'''
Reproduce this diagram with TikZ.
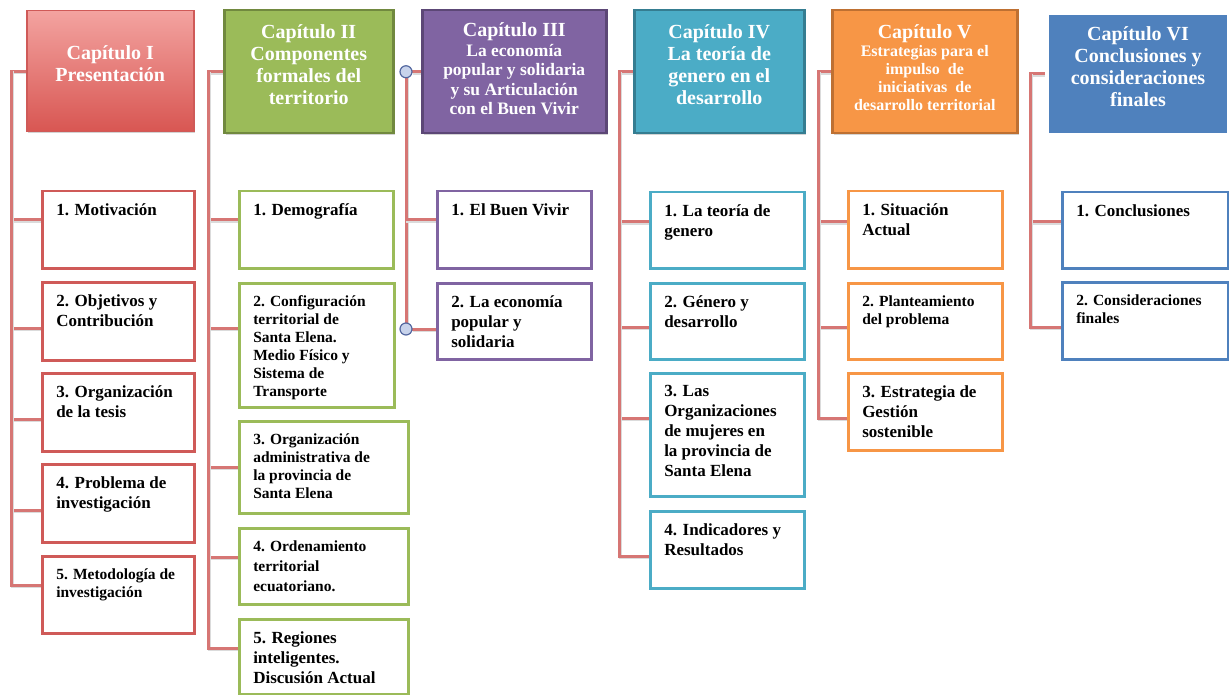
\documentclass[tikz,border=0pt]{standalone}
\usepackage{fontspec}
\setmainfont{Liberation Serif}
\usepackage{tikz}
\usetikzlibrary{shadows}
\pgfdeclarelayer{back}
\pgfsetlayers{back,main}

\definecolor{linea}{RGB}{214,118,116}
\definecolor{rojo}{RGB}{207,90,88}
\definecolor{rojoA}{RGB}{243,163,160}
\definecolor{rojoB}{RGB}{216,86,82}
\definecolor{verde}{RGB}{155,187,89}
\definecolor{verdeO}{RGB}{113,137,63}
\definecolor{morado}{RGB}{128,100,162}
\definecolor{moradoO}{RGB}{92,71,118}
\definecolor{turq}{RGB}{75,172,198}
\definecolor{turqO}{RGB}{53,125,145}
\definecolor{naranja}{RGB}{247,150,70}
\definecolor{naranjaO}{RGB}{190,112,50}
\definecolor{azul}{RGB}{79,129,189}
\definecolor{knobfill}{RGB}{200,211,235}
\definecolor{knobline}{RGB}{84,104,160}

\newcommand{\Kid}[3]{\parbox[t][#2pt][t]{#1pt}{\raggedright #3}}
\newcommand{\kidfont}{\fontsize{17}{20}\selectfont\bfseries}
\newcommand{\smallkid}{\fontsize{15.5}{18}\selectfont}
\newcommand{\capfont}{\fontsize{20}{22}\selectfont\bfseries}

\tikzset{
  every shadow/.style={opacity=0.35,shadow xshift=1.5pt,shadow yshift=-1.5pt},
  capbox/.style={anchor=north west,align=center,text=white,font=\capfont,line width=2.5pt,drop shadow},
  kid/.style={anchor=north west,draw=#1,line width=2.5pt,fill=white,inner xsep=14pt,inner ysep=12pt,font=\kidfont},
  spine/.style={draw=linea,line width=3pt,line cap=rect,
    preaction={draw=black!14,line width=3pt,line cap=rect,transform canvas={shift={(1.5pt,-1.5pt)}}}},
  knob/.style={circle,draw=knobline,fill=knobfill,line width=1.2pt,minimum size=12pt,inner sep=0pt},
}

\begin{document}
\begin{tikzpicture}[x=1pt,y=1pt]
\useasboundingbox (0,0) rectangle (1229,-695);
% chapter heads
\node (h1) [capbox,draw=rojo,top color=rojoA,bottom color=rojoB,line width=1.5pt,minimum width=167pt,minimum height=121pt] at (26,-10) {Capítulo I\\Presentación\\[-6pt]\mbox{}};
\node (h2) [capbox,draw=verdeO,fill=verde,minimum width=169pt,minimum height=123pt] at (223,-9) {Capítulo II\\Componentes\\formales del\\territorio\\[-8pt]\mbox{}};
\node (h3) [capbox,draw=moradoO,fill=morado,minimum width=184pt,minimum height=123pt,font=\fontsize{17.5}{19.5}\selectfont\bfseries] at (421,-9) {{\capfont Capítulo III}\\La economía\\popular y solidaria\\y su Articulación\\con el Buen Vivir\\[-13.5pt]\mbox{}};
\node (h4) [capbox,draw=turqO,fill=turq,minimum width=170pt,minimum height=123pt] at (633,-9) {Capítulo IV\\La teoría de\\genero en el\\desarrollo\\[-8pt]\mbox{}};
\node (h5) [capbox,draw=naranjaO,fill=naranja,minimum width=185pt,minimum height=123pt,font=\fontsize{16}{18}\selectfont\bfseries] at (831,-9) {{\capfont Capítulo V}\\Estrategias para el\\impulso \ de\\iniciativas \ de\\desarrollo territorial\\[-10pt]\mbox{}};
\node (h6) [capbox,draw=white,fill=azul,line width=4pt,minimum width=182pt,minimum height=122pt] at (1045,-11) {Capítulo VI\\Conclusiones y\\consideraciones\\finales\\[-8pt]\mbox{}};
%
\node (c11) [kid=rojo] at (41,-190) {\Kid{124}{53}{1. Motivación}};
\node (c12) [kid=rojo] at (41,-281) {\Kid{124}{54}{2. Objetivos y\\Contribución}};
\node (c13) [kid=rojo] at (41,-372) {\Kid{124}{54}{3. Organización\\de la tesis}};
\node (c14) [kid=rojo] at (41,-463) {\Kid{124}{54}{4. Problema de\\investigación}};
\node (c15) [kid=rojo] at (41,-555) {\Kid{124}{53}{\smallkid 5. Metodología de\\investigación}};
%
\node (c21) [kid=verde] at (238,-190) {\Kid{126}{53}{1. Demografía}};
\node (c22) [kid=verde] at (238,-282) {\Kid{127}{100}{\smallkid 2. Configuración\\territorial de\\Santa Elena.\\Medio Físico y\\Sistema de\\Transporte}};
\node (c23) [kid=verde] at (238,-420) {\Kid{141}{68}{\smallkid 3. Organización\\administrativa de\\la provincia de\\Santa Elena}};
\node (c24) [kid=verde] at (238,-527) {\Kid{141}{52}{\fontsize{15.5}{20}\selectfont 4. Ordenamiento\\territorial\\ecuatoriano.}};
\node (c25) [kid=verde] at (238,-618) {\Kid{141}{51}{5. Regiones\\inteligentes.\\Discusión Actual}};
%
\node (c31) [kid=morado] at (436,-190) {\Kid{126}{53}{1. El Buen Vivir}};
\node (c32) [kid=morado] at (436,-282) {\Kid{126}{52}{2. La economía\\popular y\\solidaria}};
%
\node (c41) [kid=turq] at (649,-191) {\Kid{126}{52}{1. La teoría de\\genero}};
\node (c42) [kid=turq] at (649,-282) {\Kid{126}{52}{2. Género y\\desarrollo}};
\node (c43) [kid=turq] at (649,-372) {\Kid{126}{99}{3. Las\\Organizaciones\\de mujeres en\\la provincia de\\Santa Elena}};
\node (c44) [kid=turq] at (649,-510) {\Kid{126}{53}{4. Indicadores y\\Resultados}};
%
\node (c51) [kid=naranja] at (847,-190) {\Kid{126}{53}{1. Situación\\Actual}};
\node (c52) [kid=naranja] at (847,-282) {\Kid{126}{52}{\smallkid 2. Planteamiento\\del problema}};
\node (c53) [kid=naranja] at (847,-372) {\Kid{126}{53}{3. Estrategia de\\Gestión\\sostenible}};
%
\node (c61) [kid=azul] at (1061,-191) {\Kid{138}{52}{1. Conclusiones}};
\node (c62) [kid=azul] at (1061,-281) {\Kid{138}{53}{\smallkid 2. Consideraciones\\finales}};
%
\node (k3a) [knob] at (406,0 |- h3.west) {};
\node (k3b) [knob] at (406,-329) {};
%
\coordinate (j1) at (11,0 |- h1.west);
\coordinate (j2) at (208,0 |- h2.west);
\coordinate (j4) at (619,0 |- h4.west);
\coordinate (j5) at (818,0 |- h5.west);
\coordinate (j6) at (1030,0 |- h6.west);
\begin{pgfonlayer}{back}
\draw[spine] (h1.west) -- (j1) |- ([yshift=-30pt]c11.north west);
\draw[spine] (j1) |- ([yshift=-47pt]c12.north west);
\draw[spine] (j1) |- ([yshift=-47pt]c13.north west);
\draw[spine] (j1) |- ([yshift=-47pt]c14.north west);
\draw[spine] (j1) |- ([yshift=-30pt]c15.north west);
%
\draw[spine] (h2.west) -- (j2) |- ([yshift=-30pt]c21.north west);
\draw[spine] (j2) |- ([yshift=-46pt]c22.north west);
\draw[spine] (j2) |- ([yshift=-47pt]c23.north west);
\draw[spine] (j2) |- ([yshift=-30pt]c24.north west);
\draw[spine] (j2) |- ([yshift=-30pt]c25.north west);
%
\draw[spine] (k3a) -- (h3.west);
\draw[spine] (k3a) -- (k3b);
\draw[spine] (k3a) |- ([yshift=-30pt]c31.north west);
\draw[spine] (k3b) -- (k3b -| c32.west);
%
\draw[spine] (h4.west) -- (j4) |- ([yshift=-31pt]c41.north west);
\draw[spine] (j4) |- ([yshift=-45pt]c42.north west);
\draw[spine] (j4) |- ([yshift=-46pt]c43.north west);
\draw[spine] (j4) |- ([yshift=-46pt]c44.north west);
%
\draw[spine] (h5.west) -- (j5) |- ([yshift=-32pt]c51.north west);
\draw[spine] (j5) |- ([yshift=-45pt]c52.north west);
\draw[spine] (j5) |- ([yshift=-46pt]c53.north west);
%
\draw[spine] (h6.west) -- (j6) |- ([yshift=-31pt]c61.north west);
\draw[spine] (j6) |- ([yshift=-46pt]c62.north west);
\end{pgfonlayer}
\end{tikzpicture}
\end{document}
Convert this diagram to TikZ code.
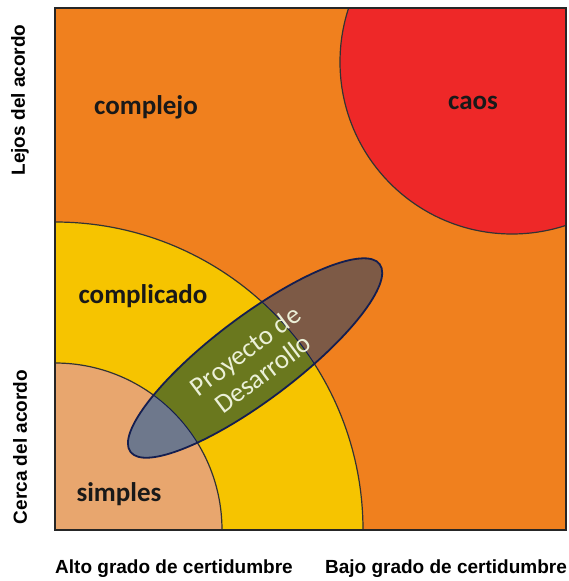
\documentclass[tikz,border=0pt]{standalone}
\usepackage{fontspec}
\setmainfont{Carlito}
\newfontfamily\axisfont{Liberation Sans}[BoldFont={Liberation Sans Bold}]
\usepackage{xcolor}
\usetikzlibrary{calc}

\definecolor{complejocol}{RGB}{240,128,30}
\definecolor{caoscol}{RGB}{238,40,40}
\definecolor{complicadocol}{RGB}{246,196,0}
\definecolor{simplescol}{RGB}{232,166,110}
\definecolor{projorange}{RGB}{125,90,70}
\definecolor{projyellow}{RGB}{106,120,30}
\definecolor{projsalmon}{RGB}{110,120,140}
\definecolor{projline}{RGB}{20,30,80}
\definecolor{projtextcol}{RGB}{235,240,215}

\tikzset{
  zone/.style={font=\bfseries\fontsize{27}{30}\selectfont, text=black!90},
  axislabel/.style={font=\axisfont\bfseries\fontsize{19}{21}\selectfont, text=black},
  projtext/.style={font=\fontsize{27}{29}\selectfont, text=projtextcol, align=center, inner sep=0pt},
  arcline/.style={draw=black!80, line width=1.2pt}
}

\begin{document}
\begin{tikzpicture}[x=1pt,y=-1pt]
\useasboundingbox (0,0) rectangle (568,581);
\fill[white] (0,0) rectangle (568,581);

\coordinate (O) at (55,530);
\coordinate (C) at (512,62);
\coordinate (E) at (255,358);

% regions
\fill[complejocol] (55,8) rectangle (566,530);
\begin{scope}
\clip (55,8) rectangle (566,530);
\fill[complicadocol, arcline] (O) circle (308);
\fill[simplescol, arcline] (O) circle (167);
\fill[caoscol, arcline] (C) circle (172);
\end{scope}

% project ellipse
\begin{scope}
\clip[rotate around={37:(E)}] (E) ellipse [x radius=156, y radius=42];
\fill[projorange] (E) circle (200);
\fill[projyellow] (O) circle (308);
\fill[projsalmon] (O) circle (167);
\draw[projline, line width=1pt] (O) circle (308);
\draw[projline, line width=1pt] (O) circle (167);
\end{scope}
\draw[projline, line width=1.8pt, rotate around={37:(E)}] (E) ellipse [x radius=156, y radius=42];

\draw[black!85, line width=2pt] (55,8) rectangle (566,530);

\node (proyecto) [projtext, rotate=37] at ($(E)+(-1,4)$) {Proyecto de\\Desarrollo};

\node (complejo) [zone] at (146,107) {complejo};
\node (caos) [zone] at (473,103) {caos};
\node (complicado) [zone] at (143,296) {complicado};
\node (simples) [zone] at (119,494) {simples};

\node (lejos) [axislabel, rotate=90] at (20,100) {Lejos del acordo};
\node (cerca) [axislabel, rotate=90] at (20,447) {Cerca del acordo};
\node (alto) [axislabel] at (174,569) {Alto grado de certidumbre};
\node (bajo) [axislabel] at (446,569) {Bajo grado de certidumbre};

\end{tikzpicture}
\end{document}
'''
#### REQUIREMENTS
Pull out each line of the records holding the string "this".

#### FULL ANSWER
Reproduce this diagram with TikZ.
Convert this diagram to TikZ code.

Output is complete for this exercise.